Plotting code records:
= = = =

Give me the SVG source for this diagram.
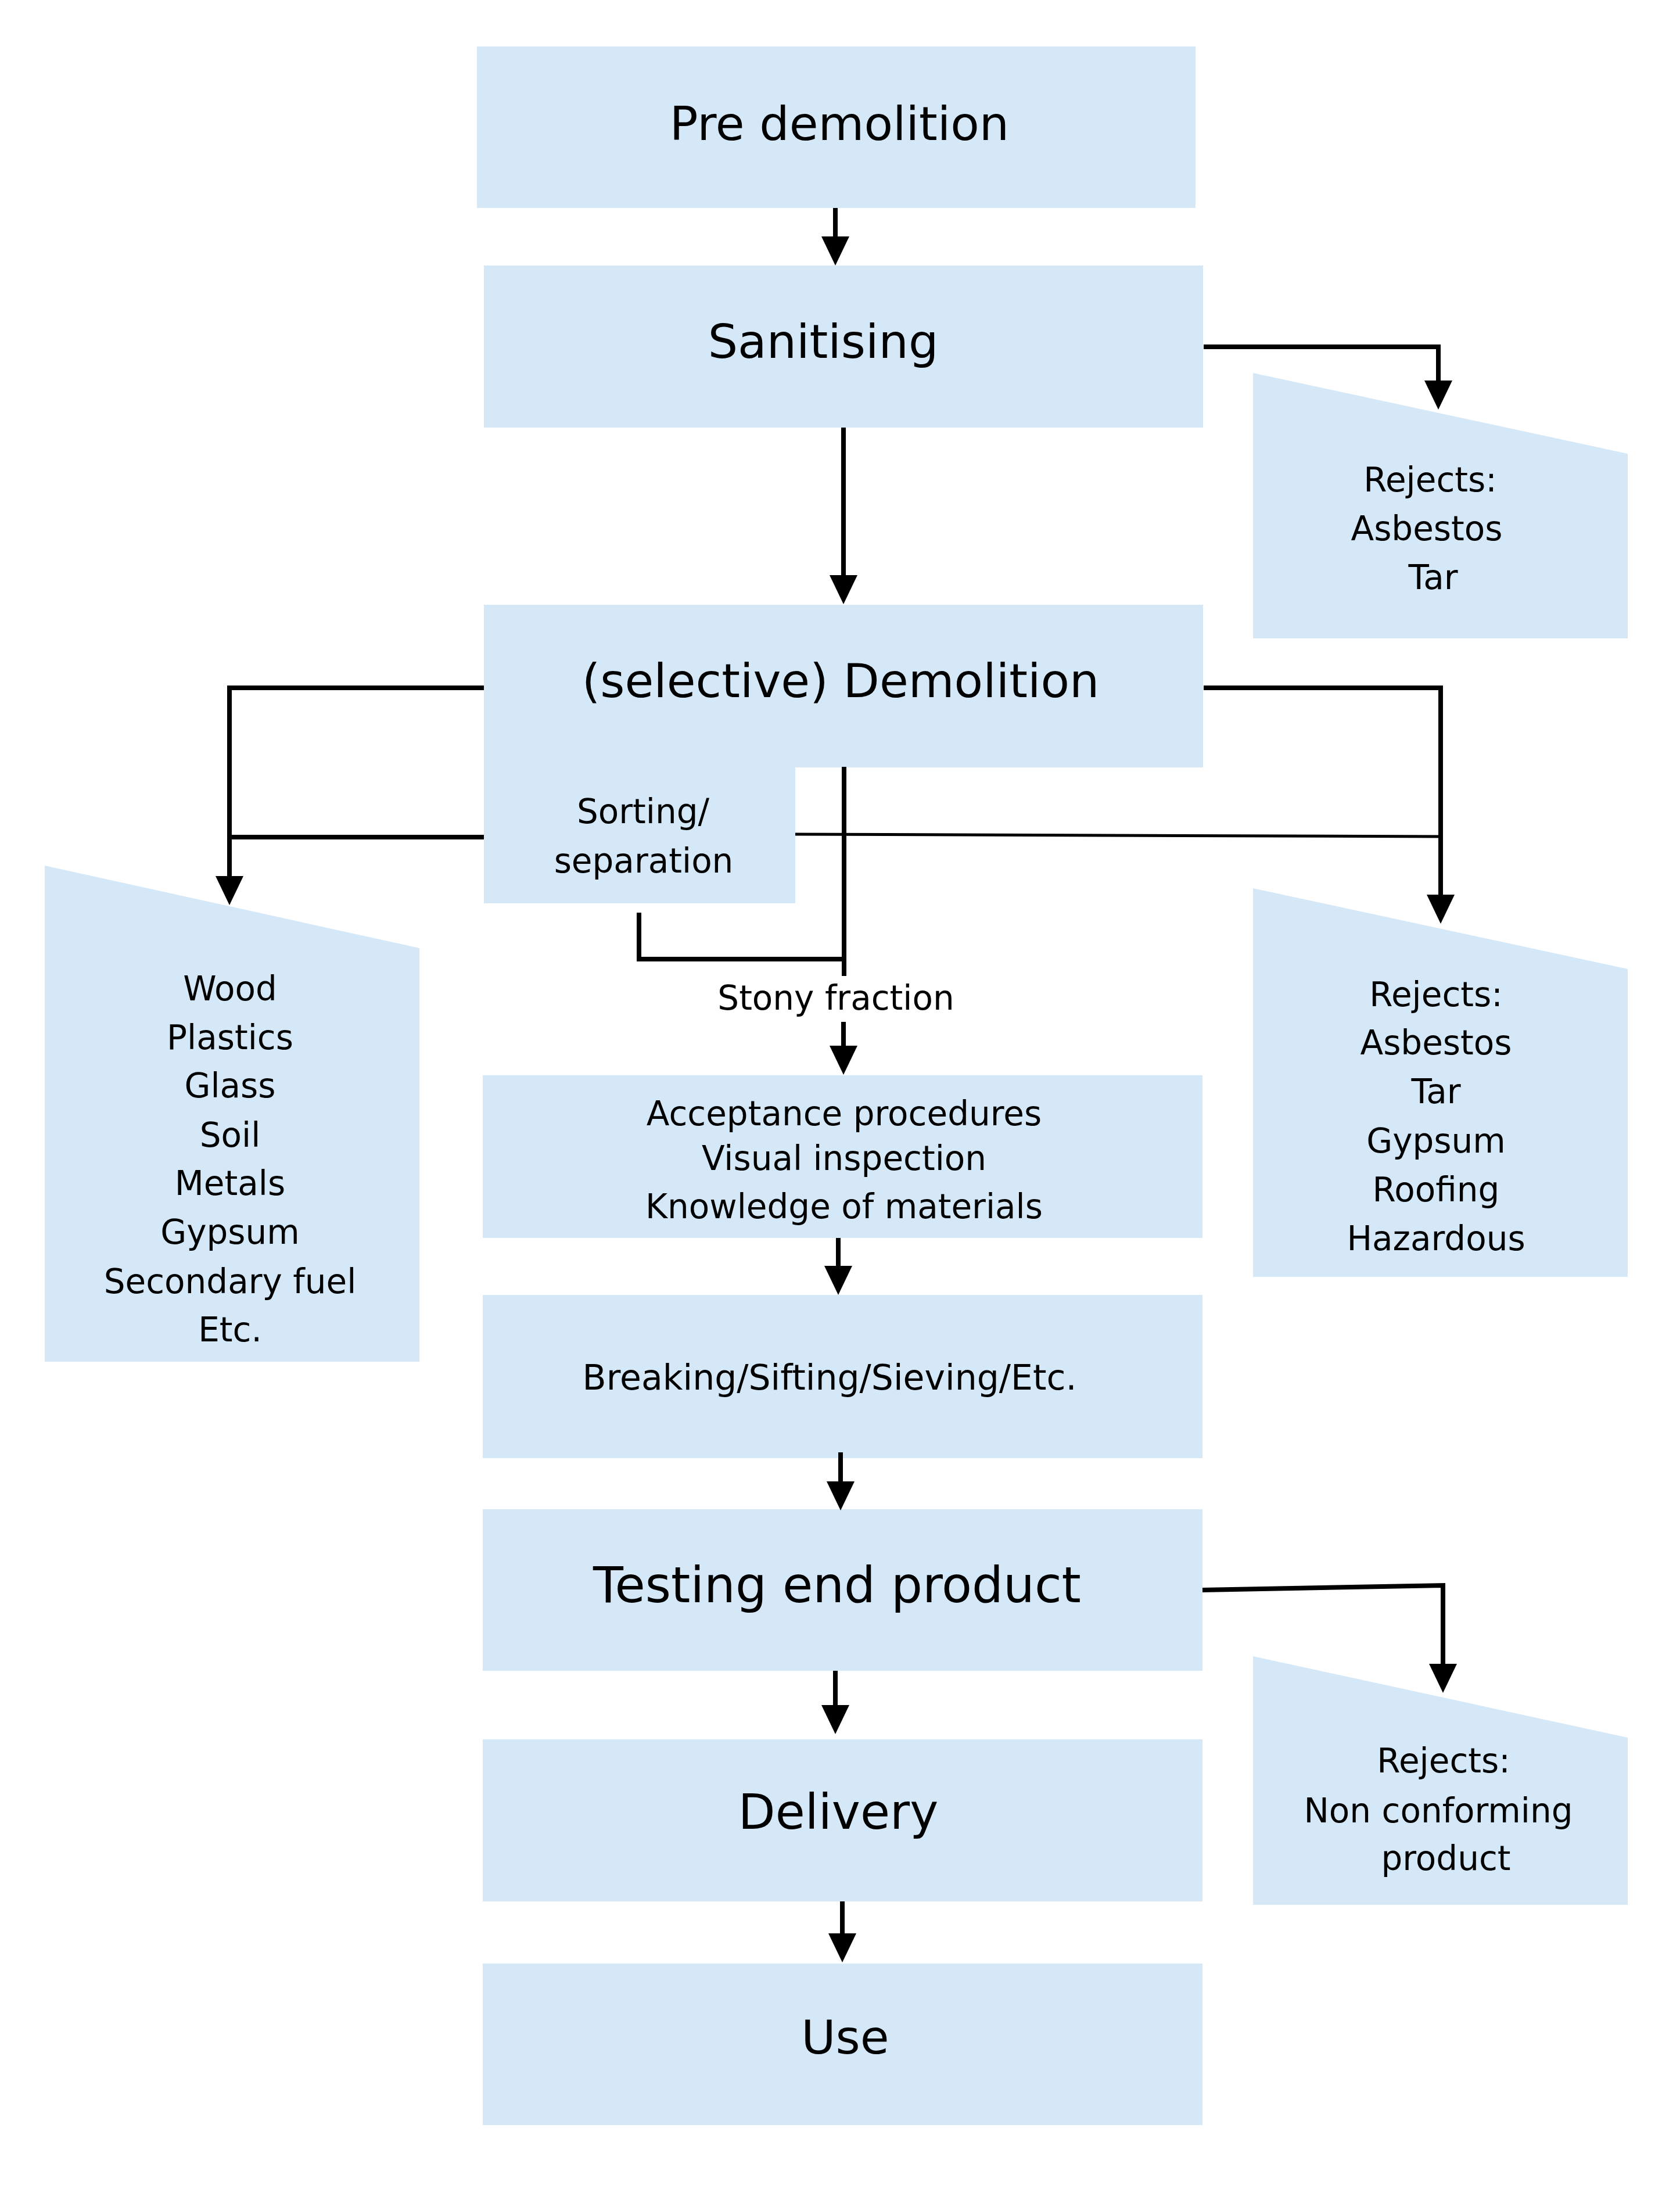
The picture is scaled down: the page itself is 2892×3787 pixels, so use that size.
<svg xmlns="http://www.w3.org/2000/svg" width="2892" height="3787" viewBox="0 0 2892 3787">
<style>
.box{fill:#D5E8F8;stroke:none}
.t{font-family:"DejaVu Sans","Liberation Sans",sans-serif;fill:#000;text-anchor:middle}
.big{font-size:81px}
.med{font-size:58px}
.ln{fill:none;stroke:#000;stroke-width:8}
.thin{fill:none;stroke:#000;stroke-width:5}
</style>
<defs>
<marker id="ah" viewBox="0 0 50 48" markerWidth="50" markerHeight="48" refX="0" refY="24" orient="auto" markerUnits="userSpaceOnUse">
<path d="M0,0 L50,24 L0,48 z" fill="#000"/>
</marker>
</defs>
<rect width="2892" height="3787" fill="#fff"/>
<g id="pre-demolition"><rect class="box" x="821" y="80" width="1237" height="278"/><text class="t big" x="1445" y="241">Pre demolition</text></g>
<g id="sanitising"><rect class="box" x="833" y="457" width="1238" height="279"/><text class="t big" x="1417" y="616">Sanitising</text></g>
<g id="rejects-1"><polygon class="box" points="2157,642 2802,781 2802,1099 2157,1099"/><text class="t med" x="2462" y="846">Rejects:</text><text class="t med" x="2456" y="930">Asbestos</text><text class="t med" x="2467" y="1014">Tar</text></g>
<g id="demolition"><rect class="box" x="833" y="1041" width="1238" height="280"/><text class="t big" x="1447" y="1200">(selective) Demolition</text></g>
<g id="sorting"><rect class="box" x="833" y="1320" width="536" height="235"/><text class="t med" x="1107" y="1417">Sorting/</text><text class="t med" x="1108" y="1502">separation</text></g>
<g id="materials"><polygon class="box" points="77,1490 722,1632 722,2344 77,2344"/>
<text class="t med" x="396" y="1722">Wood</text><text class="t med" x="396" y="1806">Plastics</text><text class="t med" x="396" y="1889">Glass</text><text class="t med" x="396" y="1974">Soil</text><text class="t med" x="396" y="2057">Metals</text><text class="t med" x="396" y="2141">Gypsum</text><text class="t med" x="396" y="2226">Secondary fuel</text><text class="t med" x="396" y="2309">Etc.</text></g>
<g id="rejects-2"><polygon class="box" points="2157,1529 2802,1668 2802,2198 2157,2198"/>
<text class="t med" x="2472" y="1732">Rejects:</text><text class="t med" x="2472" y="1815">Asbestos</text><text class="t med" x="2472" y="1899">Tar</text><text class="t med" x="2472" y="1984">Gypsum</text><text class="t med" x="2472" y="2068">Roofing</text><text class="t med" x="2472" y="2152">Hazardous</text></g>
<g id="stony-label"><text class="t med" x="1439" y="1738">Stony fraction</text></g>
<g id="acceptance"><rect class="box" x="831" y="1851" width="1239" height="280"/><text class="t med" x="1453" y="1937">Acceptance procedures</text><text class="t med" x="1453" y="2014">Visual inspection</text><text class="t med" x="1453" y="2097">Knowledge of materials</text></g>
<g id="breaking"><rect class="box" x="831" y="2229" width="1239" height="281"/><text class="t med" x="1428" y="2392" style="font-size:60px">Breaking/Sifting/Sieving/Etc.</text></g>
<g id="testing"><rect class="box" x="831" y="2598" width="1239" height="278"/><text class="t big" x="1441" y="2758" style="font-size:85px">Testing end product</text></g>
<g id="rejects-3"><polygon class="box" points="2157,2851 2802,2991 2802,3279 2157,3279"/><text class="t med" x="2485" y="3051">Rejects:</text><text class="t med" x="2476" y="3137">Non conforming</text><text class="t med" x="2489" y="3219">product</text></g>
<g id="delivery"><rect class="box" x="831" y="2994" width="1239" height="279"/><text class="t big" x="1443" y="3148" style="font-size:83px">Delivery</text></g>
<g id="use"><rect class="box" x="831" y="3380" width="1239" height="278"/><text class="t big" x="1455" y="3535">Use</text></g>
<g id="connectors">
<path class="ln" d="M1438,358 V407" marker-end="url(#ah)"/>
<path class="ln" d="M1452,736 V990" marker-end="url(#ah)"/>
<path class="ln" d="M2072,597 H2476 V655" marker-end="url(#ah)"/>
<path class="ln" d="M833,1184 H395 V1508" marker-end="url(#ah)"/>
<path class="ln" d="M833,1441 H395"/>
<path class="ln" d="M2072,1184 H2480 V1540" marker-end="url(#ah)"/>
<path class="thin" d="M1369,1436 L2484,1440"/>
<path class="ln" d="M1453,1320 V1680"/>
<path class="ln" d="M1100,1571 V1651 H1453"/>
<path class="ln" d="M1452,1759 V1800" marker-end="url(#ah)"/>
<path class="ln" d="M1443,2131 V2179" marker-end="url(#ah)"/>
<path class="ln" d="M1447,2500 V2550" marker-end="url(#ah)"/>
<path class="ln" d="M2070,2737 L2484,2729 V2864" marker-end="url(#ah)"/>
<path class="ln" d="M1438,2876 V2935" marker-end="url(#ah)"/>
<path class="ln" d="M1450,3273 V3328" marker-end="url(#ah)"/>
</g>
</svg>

= = = =

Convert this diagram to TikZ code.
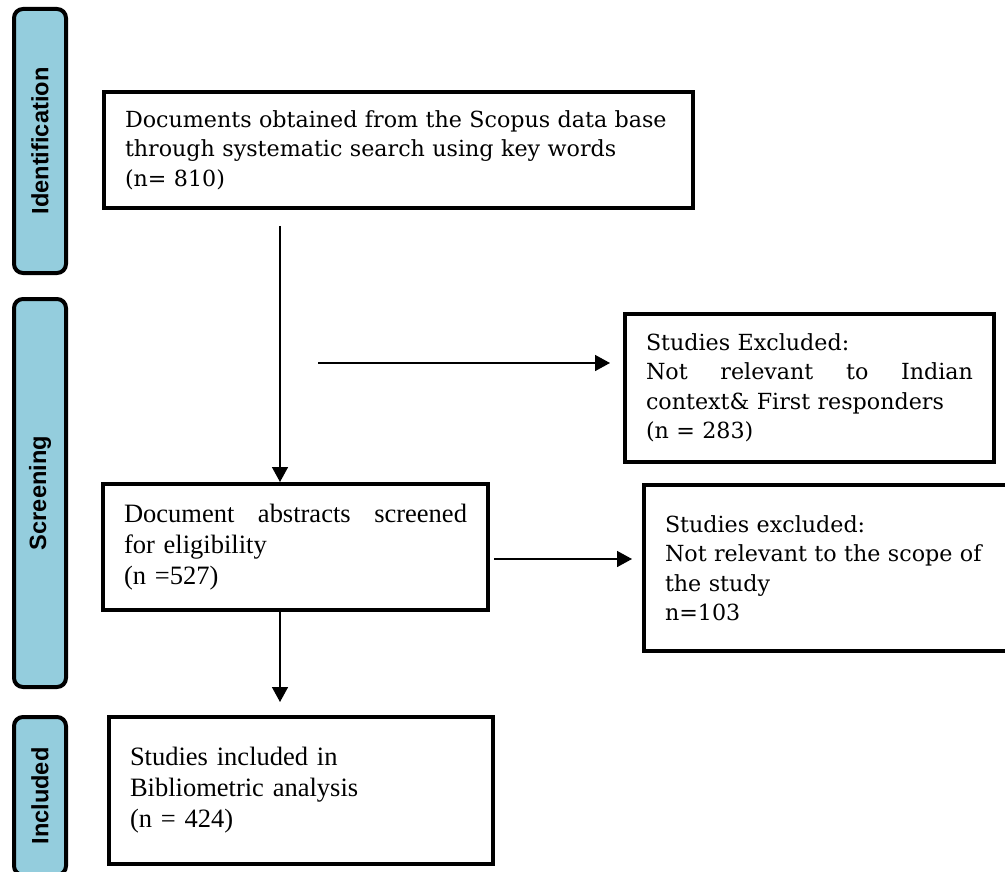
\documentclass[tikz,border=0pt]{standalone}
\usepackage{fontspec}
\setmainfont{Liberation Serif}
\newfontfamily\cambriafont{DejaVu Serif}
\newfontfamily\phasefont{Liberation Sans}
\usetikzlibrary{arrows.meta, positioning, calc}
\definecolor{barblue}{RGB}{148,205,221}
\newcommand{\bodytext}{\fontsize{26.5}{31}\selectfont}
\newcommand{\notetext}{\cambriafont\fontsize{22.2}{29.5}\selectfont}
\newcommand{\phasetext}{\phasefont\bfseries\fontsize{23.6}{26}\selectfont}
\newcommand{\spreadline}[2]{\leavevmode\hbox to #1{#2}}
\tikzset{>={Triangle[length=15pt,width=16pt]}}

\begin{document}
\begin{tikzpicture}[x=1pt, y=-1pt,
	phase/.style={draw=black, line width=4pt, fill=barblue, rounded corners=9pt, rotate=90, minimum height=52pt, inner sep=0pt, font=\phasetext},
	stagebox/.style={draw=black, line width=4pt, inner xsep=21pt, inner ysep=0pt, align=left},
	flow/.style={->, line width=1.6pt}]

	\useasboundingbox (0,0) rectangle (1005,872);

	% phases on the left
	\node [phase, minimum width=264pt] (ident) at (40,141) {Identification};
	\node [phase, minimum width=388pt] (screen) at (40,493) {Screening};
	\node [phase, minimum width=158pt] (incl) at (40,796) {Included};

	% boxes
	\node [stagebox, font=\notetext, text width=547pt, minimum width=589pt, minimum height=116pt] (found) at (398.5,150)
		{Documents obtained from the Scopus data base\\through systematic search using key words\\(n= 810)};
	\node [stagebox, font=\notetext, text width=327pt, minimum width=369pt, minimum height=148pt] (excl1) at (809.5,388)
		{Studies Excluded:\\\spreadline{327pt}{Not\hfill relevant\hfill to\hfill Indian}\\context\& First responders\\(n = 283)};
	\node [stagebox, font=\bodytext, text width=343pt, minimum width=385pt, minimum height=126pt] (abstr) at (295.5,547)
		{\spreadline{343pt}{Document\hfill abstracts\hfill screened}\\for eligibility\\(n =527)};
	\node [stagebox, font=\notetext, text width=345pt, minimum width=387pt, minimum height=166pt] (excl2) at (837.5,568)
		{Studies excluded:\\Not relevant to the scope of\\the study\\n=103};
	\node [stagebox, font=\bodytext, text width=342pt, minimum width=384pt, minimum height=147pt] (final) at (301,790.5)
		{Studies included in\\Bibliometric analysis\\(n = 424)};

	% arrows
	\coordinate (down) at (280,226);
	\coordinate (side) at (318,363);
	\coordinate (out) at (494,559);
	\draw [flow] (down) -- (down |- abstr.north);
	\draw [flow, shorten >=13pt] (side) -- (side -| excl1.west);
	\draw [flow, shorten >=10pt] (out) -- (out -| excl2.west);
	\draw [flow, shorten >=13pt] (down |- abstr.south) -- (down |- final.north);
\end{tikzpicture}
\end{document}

= = = =

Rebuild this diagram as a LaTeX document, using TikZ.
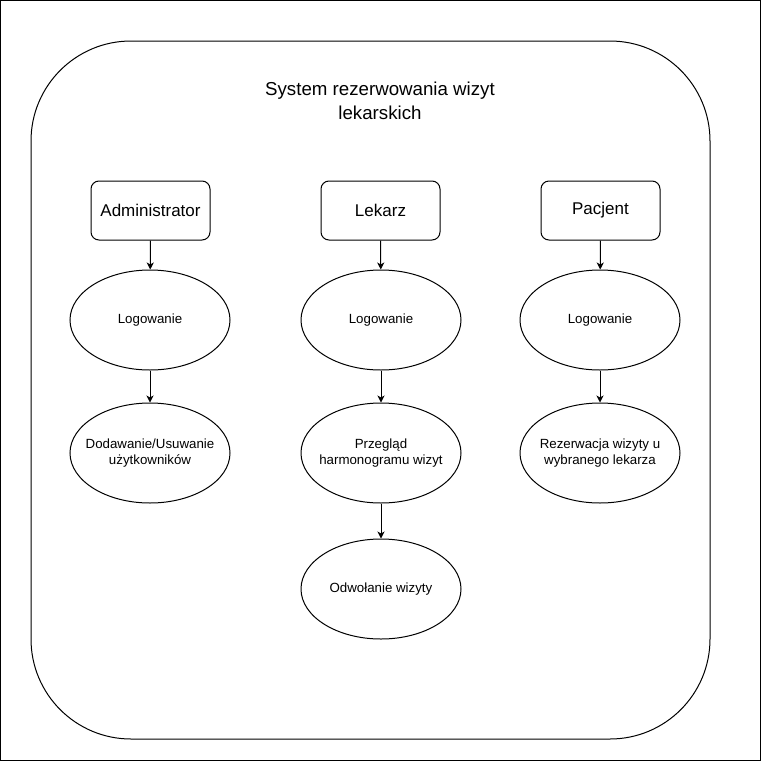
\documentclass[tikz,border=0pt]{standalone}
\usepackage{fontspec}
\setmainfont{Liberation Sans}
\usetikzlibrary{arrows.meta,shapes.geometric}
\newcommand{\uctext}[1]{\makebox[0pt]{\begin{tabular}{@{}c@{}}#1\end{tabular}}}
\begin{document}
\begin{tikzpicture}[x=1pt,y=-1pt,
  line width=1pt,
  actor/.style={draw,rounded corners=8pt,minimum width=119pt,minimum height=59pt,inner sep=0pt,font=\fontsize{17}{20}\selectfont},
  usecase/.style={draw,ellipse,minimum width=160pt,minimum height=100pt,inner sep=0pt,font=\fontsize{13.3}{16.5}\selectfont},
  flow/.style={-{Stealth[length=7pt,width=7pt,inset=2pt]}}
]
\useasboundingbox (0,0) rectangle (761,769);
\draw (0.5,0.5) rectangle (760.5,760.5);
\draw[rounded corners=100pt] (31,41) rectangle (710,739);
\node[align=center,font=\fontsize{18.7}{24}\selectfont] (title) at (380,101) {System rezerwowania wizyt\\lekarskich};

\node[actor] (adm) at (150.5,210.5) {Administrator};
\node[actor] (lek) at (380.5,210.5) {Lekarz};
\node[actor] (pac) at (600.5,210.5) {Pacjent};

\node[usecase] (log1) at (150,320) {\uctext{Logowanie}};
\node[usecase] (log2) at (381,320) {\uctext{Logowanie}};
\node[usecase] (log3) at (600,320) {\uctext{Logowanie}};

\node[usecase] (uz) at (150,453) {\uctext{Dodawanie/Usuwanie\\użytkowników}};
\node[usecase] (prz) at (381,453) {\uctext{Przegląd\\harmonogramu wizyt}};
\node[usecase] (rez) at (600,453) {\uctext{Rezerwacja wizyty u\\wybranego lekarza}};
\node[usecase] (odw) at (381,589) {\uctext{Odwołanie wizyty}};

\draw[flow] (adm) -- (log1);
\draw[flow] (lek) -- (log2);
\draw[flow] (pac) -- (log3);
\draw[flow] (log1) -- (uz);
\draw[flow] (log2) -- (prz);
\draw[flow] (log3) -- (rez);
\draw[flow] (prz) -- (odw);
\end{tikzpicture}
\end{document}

= = = =

Going through the data above, count the lines where the string "down" appears, and answer with only that number.

• CORRECT RESULT:
4